Take the listing from its first line through the line that contains "(title) at (360,61.5)" and please retype those lines exactly, leaving out the pictures.

#### Supplied material

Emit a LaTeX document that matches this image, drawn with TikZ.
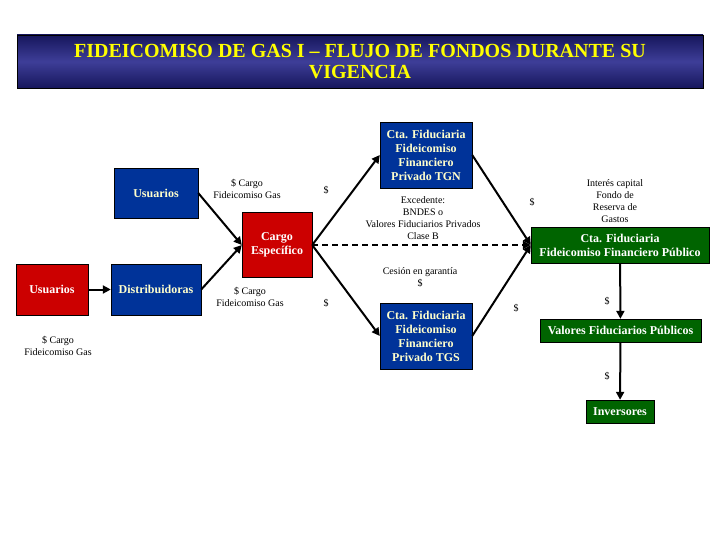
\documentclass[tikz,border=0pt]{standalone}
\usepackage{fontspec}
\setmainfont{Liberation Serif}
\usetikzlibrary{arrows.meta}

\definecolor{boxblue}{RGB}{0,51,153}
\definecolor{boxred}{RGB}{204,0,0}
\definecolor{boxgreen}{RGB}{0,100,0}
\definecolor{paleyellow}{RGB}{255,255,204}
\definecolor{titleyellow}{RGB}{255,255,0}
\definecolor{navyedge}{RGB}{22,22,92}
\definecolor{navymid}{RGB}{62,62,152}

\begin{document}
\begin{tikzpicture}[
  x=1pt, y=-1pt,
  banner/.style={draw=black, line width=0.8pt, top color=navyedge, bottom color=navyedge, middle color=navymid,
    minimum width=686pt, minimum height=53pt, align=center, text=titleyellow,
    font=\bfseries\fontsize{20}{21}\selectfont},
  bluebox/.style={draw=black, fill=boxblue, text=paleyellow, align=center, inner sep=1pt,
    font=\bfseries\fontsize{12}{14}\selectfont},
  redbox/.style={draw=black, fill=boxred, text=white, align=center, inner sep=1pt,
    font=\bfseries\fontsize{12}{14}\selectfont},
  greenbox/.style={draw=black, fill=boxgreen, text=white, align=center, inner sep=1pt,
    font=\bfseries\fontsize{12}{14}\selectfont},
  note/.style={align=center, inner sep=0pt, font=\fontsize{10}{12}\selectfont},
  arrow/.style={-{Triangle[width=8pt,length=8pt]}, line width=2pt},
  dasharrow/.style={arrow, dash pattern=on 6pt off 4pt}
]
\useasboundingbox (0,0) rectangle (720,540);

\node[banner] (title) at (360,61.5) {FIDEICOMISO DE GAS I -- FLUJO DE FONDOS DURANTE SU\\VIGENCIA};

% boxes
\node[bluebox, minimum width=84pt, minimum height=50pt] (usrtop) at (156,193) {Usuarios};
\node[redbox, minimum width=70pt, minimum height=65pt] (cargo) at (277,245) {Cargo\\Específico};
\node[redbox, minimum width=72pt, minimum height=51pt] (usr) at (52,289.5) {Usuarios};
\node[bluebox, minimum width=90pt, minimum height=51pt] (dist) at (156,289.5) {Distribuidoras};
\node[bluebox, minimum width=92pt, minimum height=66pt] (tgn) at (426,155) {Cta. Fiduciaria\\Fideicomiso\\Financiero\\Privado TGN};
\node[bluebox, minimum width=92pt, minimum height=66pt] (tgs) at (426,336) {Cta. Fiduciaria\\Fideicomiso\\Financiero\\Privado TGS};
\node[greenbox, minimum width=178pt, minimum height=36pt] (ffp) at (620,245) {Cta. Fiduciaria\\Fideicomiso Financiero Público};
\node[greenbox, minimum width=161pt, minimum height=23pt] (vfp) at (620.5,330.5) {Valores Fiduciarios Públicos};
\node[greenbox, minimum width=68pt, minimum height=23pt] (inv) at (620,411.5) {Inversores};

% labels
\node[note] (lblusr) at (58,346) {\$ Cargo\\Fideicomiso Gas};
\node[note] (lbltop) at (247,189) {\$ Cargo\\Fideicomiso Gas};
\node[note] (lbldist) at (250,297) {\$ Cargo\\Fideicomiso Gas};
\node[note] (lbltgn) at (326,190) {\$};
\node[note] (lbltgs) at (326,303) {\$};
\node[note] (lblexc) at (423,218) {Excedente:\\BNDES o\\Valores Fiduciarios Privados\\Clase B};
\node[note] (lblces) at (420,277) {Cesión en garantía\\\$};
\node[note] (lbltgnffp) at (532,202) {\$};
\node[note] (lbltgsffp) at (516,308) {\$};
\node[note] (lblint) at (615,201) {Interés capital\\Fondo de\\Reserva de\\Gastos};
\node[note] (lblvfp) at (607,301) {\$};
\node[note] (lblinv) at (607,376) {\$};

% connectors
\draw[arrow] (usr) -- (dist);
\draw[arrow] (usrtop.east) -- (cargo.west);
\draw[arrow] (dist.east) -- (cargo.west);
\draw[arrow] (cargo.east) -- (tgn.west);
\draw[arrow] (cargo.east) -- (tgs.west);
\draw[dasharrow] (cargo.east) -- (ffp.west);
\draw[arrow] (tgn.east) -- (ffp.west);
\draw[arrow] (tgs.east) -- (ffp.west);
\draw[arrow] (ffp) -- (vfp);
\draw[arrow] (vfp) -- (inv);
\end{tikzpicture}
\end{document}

########

**Result**
Emit a LaTeX document that matches this image, drawn with TikZ.
\documentclass[tikz,border=0pt]{standalone}
\usepackage{fontspec}
\setmainfont{Liberation Serif}
\usetikzlibrary{arrows.meta}

\definecolor{boxblue}{RGB}{0,51,153}
\definecolor{boxred}{RGB}{204,0,0}
\definecolor{boxgreen}{RGB}{0,100,0}
\definecolor{paleyellow}{RGB}{255,255,204}
\definecolor{titleyellow}{RGB}{255,255,0}
\definecolor{navyedge}{RGB}{22,22,92}
\definecolor{navymid}{RGB}{62,62,152}

\begin{document}
\begin{tikzpicture}[
  x=1pt, y=-1pt,
  banner/.style={draw=black, line width=0.8pt, top color=navyedge, bottom color=navyedge, middle color=navymid,
    minimum width=686pt, minimum height=53pt, align=center, text=titleyellow,
    font=\bfseries\fontsize{20}{21}\selectfont},
  bluebox/.style={draw=black, fill=boxblue, text=paleyellow, align=center, inner sep=1pt,
    font=\bfseries\fontsize{12}{14}\selectfont},
  redbox/.style={draw=black, fill=boxred, text=white, align=center, inner sep=1pt,
    font=\bfseries\fontsize{12}{14}\selectfont},
  greenbox/.style={draw=black, fill=boxgreen, text=white, align=center, inner sep=1pt,
    font=\bfseries\fontsize{12}{14}\selectfont},
  note/.style={align=center, inner sep=0pt, font=\fontsize{10}{12}\selectfont},
  arrow/.style={-{Triangle[width=8pt,length=8pt]}, line width=2pt},
  dasharrow/.style={arrow, dash pattern=on 6pt off 4pt}
]
\useasboundingbox (0,0) rectangle (720,540);

\node[banner] (title) at (360,61.5) {FIDEICOMISO DE GAS I -- FLUJO DE FONDOS DURANTE SU\\VIGENCIA};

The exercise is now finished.